Выбрать главу

Долгое время папка сидел в гестапо на аллее Шуха и бабушка носила туда передачи. Ей показалось, что она раза два видела отца в одном из окон, выходивших во внутренний двор. А может быть, и вправду видела… В следующий раз она взяла нас с собой, чтоб мы увидели, запомнили навсегда. Можно высчитать дату, но зачем? Это воспоминание не ассоциируется у меня ни с каким временем года, оно где-то вне времени. Такое впечатление сложилось, верно, потому, что, вступив под огромную колоннаду, вы уже не могли увидеть ни клочка растительности. На этом словно закованном в бетон дворе даже снег выглядел бы, пожалуй, совершенно неуместным. В окне налево, на втором этаже, спиной к нам стоял мужчина. Он был сер, как все здесь, и почти нереален; казалось, у него не было тола — лишь силуэт, чуть дрожащий в неверном свете этого двора.

Когда уже их обоих, маму и папу, отправили в Освенцим, мы вздохнули с облегчением.

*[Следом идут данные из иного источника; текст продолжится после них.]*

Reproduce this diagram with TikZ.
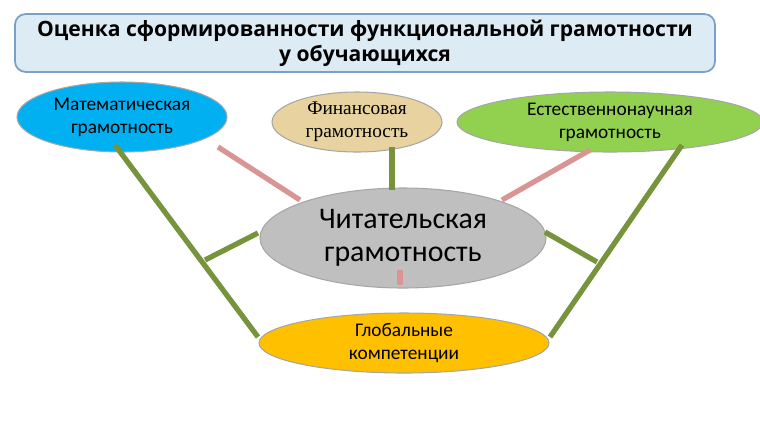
\documentclass[tikz,border=0pt]{standalone}
\usepackage{fontspec}
\setmainfont{Carlito}
\newfontfamily\serifrm{Liberation Serif}
\newfontfamily\headfont{Open Sans}
\usetikzlibrary{shapes.geometric,positioning}
\definecolor{titlefill}{RGB}{221,236,244}
\definecolor{titledraw}{RGB}{120,160,200}
\definecolor{mathblue}{RGB}{0,176,240}
\definecolor{finpaper}{RGB}{232,211,160}
\definecolor{natgreen}{RGB}{146,208,80}
\definecolor{readgray}{RGB}{191,191,191}
\definecolor{globalgold}{RGB}{255,192,0}
\definecolor{olivelink}{RGB}{119,147,60}
\definecolor{pinklink}{RGB}{217,149,148}
\begin{document}
\begin{tikzpicture}[x=0.02cm,y=-0.02cm,
    area/.style={ellipse, draw=gray!70, line width=0.6pt, inner sep=0pt, align=center},
    olive/.style={olivelink, line width=3pt},
    pink/.style={pinklink, line width=3pt}
]
\useasboundingbox (0,0) rectangle (760,427);

% Title
\node[rectangle, rounded corners=6pt, draw=titledraw, line width=1pt, fill=titlefill,
      minimum width=700*0.02cm, minimum height=57*0.02cm, align=center,
      font=\headfont\bfseries\fontsize{12}{14}\selectfont] (title) at (365,43)
      {Оценка сформированности функциональной грамотности\\у обучающихся};

% Areas
\node[area, fill=mathblue, minimum width=210*0.02cm, minimum height=70*0.02cm, font=\fontsize{11}{13}\selectfont] (math) at (122,117) {Математическая\\грамотность};
\node[area, fill=finpaper, minimum width=170*0.02cm, minimum height=60*0.02cm, font=\serifrm\fontsize{11}{13}\selectfont] (fin) at (357,122) {Финансовая\\грамотность};
\node[area, fill=natgreen, minimum width=306*0.02cm, minimum height=60*0.02cm, font=\fontsize{11}{13}\selectfont] (nat) at (610,122) {Естественнонаучная\\грамотность};
\node[area, fill=readgray, minimum width=286*0.02cm, minimum height=100*0.02cm, font=\fontsize{17}{19}\selectfont] (read) at (403,238) {Читательская\\грамотность};
\node[area, fill=globalgold, minimum width=290*0.02cm, minimum height=60*0.02cm, font=\fontsize{11}{13}\selectfont] (glob) at (404,343) {Глобальные\\компетенции};

% Link ends
\coordinate (mathfoot) at (115,145);
\coordinate (globleft) at (258,337);
\coordinate (natfoot) at (682,145);
\coordinate (globright) at (550,337);
\coordinate (finfoot) at (392,147);
\coordinate (readtop) at (392,190);
\coordinate (leftarm) at (205,260);
\coordinate (readleft) at (258,233);
\coordinate (readright) at (545,232);
\coordinate (rightarm) at (597,262);
\coordinate (mathpink) at (218,147);
\coordinate (readpinkl) at (300,200);
\coordinate (natpink) at (590,150);
\coordinate (readpinkr) at (502,200);
\coordinate (readbot) at (400,270);
\coordinate (globtop) at (400,285);

% Links
\draw[olive] (mathfoot) -- (globleft);
\draw[olive] (natfoot) -- (globright);
\draw[olive] (finfoot) -- (readtop);
\draw[olive] (leftarm) -- (readleft);
\draw[olive] (readright) -- (rightarm);
\draw[pink] (mathpink) -- (readpinkl);
\draw[pink] (natpink) -- (readpinkr);
\draw[pink] (readbot) -- (globtop);

\end{tikzpicture}
\end{document}
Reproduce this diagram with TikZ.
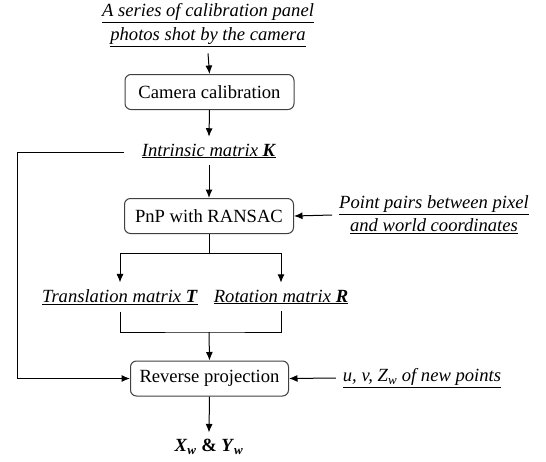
\documentclass[tikz,border=0pt]{standalone}
\usepackage{fontspec}
\setmainfont{Liberation Serif}
\usetikzlibrary{arrows.meta}
\begin{document}
\begin{tikzpicture}[x=1pt,y=-1pt,
  font=\fontsize{18.6}{22}\selectfont,
  line width=1pt,
  arr/.style={-{Latex[length=8.5pt,width=7pt]}},
  stepbox/.style={draw=black!75, rounded corners=6pt, minimum width=169pt, minimum height=35pt, inner sep=2pt},
  lab/.style={inner sep=2pt, outer sep=5pt, align=center}]
\useasboundingbox (0,0) rectangle (546,461);
\node[lab] (top) at (208,25) {\textit{\underline{A series of calibration panel}}\\[1.5pt]\textit{\underline{photos shot by the camera}}};
\node[stepbox] (cam) at (209.5,92) {Camera calibration};
\node[lab] (K) at (209,151) {\underline{\textit{Intrinsic matrix \textbf{K}}}};
\node[stepbox] (pnp) at (209,216) {PnP with RANSAC};
\node[lab] (pts) at (434,215) {\textit{\underline{Point pairs between pixel}}\\[1pt]\textit{\underline{and world coordinates}}};
\node[lab] (T) at (120,297) {\underline{\textit{Translation matrix \textbf{T}}}};
\node[lab] (R) at (281,297) {\underline{\textit{Rotation matrix \textbf{R}}}};
\node[stepbox, minimum width=158pt] (rev) at (209.5,378.5) {Reverse projection};
\node[lab] (uv) at (422,378) {\underline{\textit{u, v, Z\textsubscript{w} of new points}}};
\node[lab] (out) at (209,447) {\textbf{\textit{X}\textsubscript{\textit{w}} \& \textit{Y}\textsubscript{\textit{w}}}};
\coordinate (split) at (209,253);
\coordinate (merge) at (209,332);
\coordinate (kend) at (124,152);
\coordinate (lc) at (17,152);
\draw[arr] (top.south) -- (cam.north);
\draw[arr] (cam.south) -- (K.north);
\draw[arr] (K.south) -- (pnp.north);
\draw[arr] (pts.west) -- (pnp.east);
\draw (pnp.south) -- (split);
\draw[arr] (split) -| (T.north);
\draw[arr] (split) -| (R.north);
\draw (T.south) |- (merge) -| (R.south);
\draw[arr] (merge) -- (rev.north);
\draw[arr] (kend) -- (lc) |- (rev.west);
\draw[arr] (uv.west) -- (rev.east);
\draw[arr] (rev.south) -- (out.north);
\end{tikzpicture}
\end{document}
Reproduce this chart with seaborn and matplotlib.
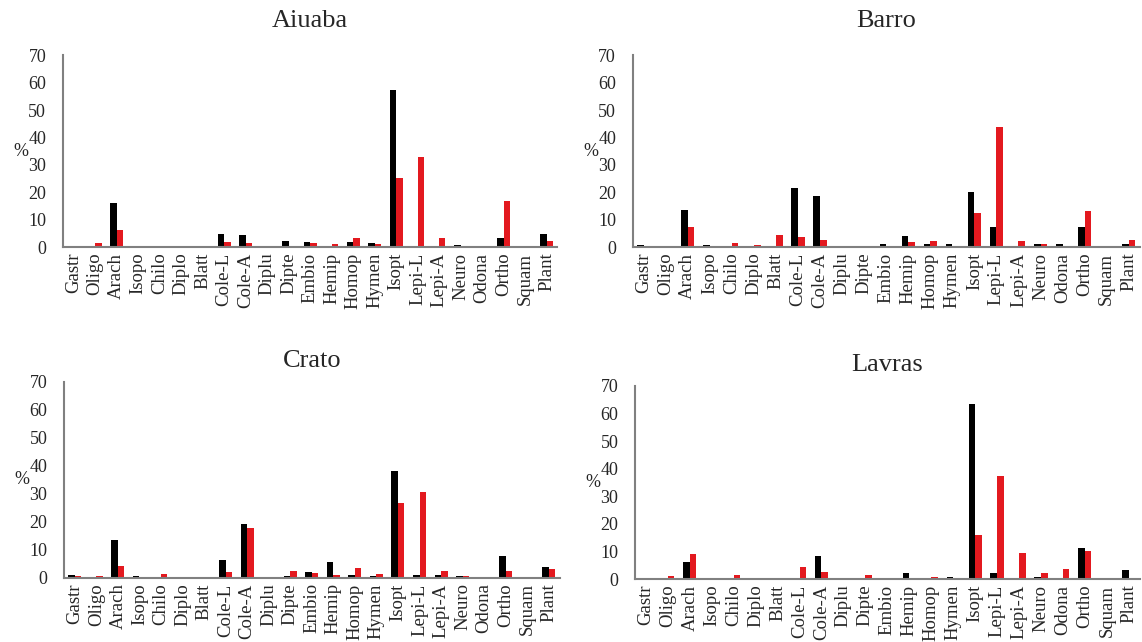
import matplotlib
matplotlib.use("Agg")
import matplotlib.pyplot as plt
import seaborn as sns
import pandas as pd

sns.set_style("white")
plt.rcParams["font.family"] = ["Liberation Serif", "DejaVu Serif"]

taxa = ["Gastr", "Oligo", "Arach", "Isopo", "Chilo", "Diplo", "Blatt",
        "Cole-L", "Cole-A", "Diplu", "Dipte", "Embio", "Hemip", "Homop",
        "Hymen", "Isopt", "Lepi-L", "Lepi-A", "Neuro", "Odona", "Ortho",
        "Squam", "Plant"]

# black series / red series, in %
aiuaba_k = [0.3, 0, 16.2, 0, 0, 0, 0, 4.7, 4.3, 0, 2.2, 1.8, 0.3, 1.8,
            1.5, 57.3, 0.3, 0.5, 0.7, 0, 3.4, 0, 4.8]
aiuaba_r = [0.3, 1.6, 6.3, 0, 0.3, 0, 0, 2.0, 1.6, 0, 0, 1.5, 1.2, 3.5,
            1.2, 25.2, 33.0, 3.4, 0.2, 0, 17.0, 0, 2.4]
barro_k = [0.7, 0, 13.5, 0.7, 0.3, 0, 0, 21.6, 18.5, 0, 0, 1.0, 4.2, 1.0,
           1.0, 20.3, 7.2, 0, 1.0, 1.0, 7.2, 0, 1.0]
barro_r = [0.4, 0, 7.5, 0, 1.5, 0.8, 4.5, 3.8, 2.5, 0, 0.3, 0.3, 1.8, 2.2,
           0.3, 12.6, 43.9, 2.2, 1.0, 0, 13.2, 0.3, 2.5]
crato_k = [1.0, 0, 13.4, 0.7, 0.3, 0, 0, 6.5, 19.4, 0, 0.5, 2.1, 5.5, 1.0,
           0.6, 38.3, 1.0, 1.0, 0.5, 0, 7.8, 0, 3.7]
crato_r = [0.8, 0.6, 4.2, 0.3, 1.3, 0.3, 0.3, 2.0, 17.8, 0, 2.5, 1.8, 1.0,
           3.4, 1.5, 26.6, 30.6, 2.4, 0.8, 0, 2.5, 0, 3.1]
lavras_k = [0.3, 0, 6.2, 0.3, 0.3, 0, 0.3, 0.3, 8.3, 0, 0.3, 0.3, 2.2, 0.3,
            0.6, 63.5, 2.2, 0.2, 0.7, 0, 11.3, 0, 3.2]
lavras_r = [0.3, 1.2, 9.0, 0.3, 1.5, 0, 0, 4.2, 2.6, 0.3, 1.5, 0.3, 0.2,
            0.6, 0.3, 16.0, 37.3, 9.4, 2.3, 3.6, 10.0, 0, 0.3]

panels = [
    ("Aiuaba", aiuaba_k, aiuaba_r, [0.055, 0.615, 0.433, 0.299], 20),
    ("Barro", barro_k, barro_r, [0.554, 0.615, 0.444, 0.299], 20),
    ("Crato", crato_k, crato_r, [0.056, 0.100, 0.434, 0.305], 11),
    ("Lavras", lavras_k, lavras_r, [0.556, 0.098, 0.442, 0.301], 11),
]

fig = plt.figure(figsize=(11.42, 6.42), dpi=100)
for name, k, r, box, pad in panels:
    ax = fig.add_axes(box)
    df = pd.DataFrame({
        "taxon": taxa * 2,
        "pct": k + r,
        "serie": ["a"] * len(taxa) + ["b"] * len(taxa),
    })
    sns.barplot(data=df, x="taxon", y="pct", hue="serie",
                palette=["#000000", "#e3191f"], saturation=1, width=0.6,
                gap=0, legend=False, ax=ax, linewidth=0)
    ax.set_ylim(0, 70)
    ax.set_yticks(range(0, 71, 10))
    ax.set_xlim(-0.5, len(taxa) - 0.5)
    ax.set_title(name, fontsize=19, pad=pad)
    ax.set_xlabel("")
    ax.set_ylabel("%", rotation=0, fontsize=13, labelpad=5, va="center")
    ax.tick_params(axis="y", direction="in", length=3, width=1,
                   color="#808080", labelsize=13, pad=12)
    ax.tick_params(axis="x", length=0, labelsize=13.5, rotation=90, pad=4)
    for side in ["top", "right"]:
        ax.spines[side].set_visible(False)
    for side in ["left", "bottom"]:
        ax.spines[side].set_color("#808080")
        ax.spines[side].set_linewidth(1.5)

plt.savefig("out.png", dpi=100)
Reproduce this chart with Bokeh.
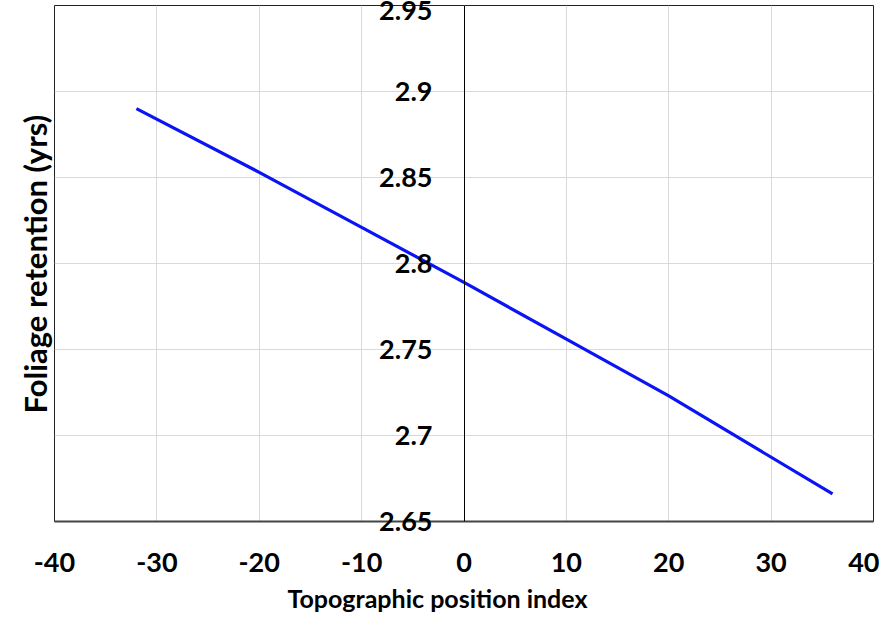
from bokeh.plotting import figure
from bokeh.models import Range1d, FixedTicker, Title, LinearAxis
from bokeh.embed import file_html
from bokeh.resources import INLINE

# Data
tpi = [-32, -20, -10, 0, 10, 20, 36]
retention = [2.890, 2.853, 2.821, 2.789, 2.756, 2.723, 2.666]

x_ticks = [-40, -30, -20, -10, 0, 10, 20, 30, 40]
x_tick_labels = ["-40", "-30", "-20", "-10", "0", "10", "20", "30", "40"]
y_ticks = [2.65, 2.7, 2.75, 2.8, 2.85, 2.9, 2.95]
y_tick_labels = ["2.65", "2.7", "2.75", "2.8", "2.85", "2.9", "2.95"]

x_title = "Topographic position index"
y_title = "Foliage retention (yrs)"

FONT = "Lato"
TICK_FS = "27px"
XT_FS = "25px"
YT_FS = "31px"

p = figure(width=879, height=626, output_backend="svg", toolbar_location=None,
           x_range=Range1d(-40, 40), y_range=Range1d(2.65, 2.95),
           min_border_left=54, min_border_right=6, min_border_top=5,
           min_border_bottom=105)

p.background_fill_color = "white"
p.border_fill_color = "white"
p.outline_line_color = "#222222"
p.outline_line_width = 1

# x axis
xa = p.xaxis[0]
xa.ticker = FixedTicker(ticks=x_ticks)
xa.major_label_overrides = dict(zip(x_ticks, x_tick_labels))
xa.axis_line_color = "#444444"
xa.axis_line_width = 2
xa.major_tick_in = 0
xa.major_tick_out = 0
xa.minor_tick_line_color = None
xa.major_label_standoff = 31
xa.major_label_text_font = FONT
xa.major_label_text_font_style = "bold"
xa.major_label_text_font_size = TICK_FS
xa.major_label_text_color = "black"

# x title below the tick labels
p.add_layout(Title(text=x_title, align="left", offset=233, text_font=FONT,
                   text_font_style="bold", text_font_size=XT_FS,
                   text_color="black", standoff=12), "below")

# vertical axis line crossing at x = 0
ya = p.yaxis[0]
ya.fixed_location = 0
ya.ticker = FixedTicker(ticks=y_ticks)
ya.axis_line_color = "black"
ya.axis_line_width = 1
ya.major_tick_in = 0
ya.major_tick_out = 0
ya.minor_tick_line_color = None
ya.major_label_text_color = None

# grids
p.xgrid.ticker = FixedTicker(ticks=x_ticks)
p.ygrid.ticker = FixedTicker(ticks=y_ticks)
p.xgrid.grid_line_color = "#d9d9d9"
p.ygrid.grid_line_color = "#d9d9d9"
p.xgrid.grid_line_width = 1
p.ygrid.grid_line_width = 1

# y title on the left (next to the frame)
p.add_layout(Title(text=y_title, align="left", offset=108, text_font=FONT,
                   text_font_style="bold", text_font_size=YT_FS,
                   text_color="black", standoff=2), "left")

# y tick labels next to the x = 0 line (side-panel axis so labels are not clipped)
yl = LinearAxis(ticker=FixedTicker(ticks=y_ticks),
                major_label_overrides=dict(zip(y_ticks, y_tick_labels)),
                axis_line_color=None, major_tick_in=0, major_tick_out=0,
                minor_tick_line_color=None, major_label_standoff=-420,
                major_label_text_font=FONT, major_label_text_font_style="bold",
                major_label_text_font_size=TICK_FS, major_label_text_color="black")
p.add_layout(yl, "left")

p.line(tpi, retention, line_color="#0a14f5", line_width=3.2)

open("out.html", "w").write(file_html(p, INLINE))
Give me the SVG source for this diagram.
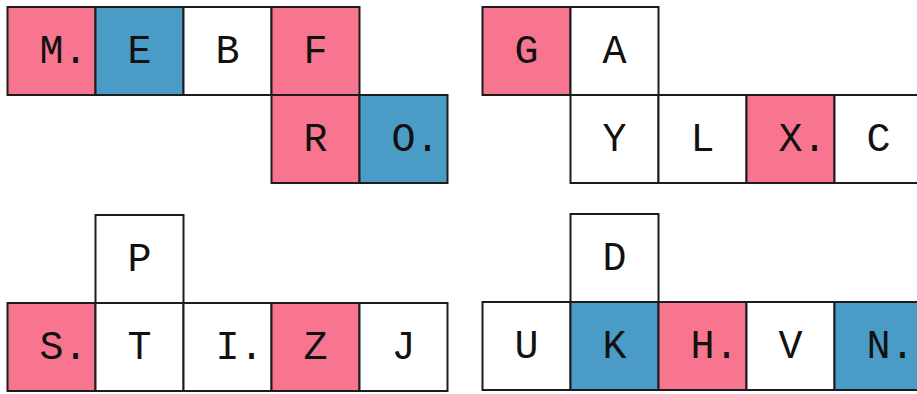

Бабушка говорила:

— Это просто чудо, как его сразу не расстреляли, вашего отца.

В моем представлении папка перерастал масштабы дома, становился каким-то необычайно большим, мифическим героем, спасающим Польшу. Я знала: человек может быть зубным врачом, трубочистом или конторским служащим, но его ценность определялась только одним — борется ли он. Сидя на подоконнике, я выдумывала истории, в которых проявлялась моя жажда героического. Они были мало конкретны, зато драматичны и кровавы, в финале меня обычно несли в открытом гробу, все плакали, потому что я их покидала, едва они успели меня полюбить. Эта вторая часть была моим отмщением миру. Резкие перемены накала бабушкиных чувств порождали мой скептицизм, и еще сейчас я чувствую себя несчастной, когда что-либо меня вынуждает к анализу чувств другого человека. Может быть, это детское стремление к абсолютной любви, столь же нереальной, как абсолютная истина, или невозможность обходиться без уверенности, в атмосфере которой протекали первые дни моего детства. Надо также помнить, что я в то время не умела играть ни в классы, ни в пятнашки, зато очень много читала.

В Освенцим, а потом и в другие лагеря, я писала нескладные письма. Я терпеть не могла эту работу, потому что письма надо было писать успокоительные, а я не могла отыскать других приятных сторон своей жизни, кроме перечисления даримых мне игрушек. Игрушек мне дарили очень много; я думаю, что многочисленные родные и знакомые хотели таким образом вознаградить меня за обиду, причиной которой было время. Была и денежная помощь: подпольная организация, в которой состояли мои родители, давала средства на наше содержание. Тем не менее бабушке не хватало.

Я узнала, что бывает нужда в деньгах.

Стали срываться горькие слова:

— Если у человека есть дети, то в первую очередь он должен думать о них, а уж потом об идеях.

Однако сама же она, моя бабушка, готовила бунт против этих слов. Ее преклонение перед моим отцом было мне даже непонятно. У меня создалось впечатление, что она его любила больше своих собственных дочерей, сидевших в точно таких же лагерях, любила той остервенелой девичьей любовью, которая не допускает даже мысли о пятнах на репутации героя. Может быть, частично причиной моей неприязни к ней было то, что я его любила такой же любовью.

Наш дом был полон мыслями об отце. Когда мы с братом не хотели есть какой-нибудь суп, бабушка говорила:

— Папочка ел все.

Мы допытывались, правда ли это. А что любил он больше всего? Гороховый суп? Мы терпеть не могли гороховый суп, потому что в нем плавали большие размякшие шкварки. Но мы его ели.

Однажды — мы были дома одни, без бабушки — ветер забросил гардину на электрическую печку. Языки пламени быстро взметнулись вверх. Яцек заплакал. Мы жили на первом этаже, можно было позвать кого-нибудь со двора, но отец учил меня обходиться без посторонней помощи. Я побежала на кухню и принесла кружку воды. С этой кружкой я быстро-быстро бегала через все комнаты, пока огонь не добрался до столика и крики Яцека не привлекли внимание соседки. Я очень гордилась, когда потом рассказывала о моих спасательных мерах, и совершенно не помню, чтоб кто-нибудь надо мной смеялся.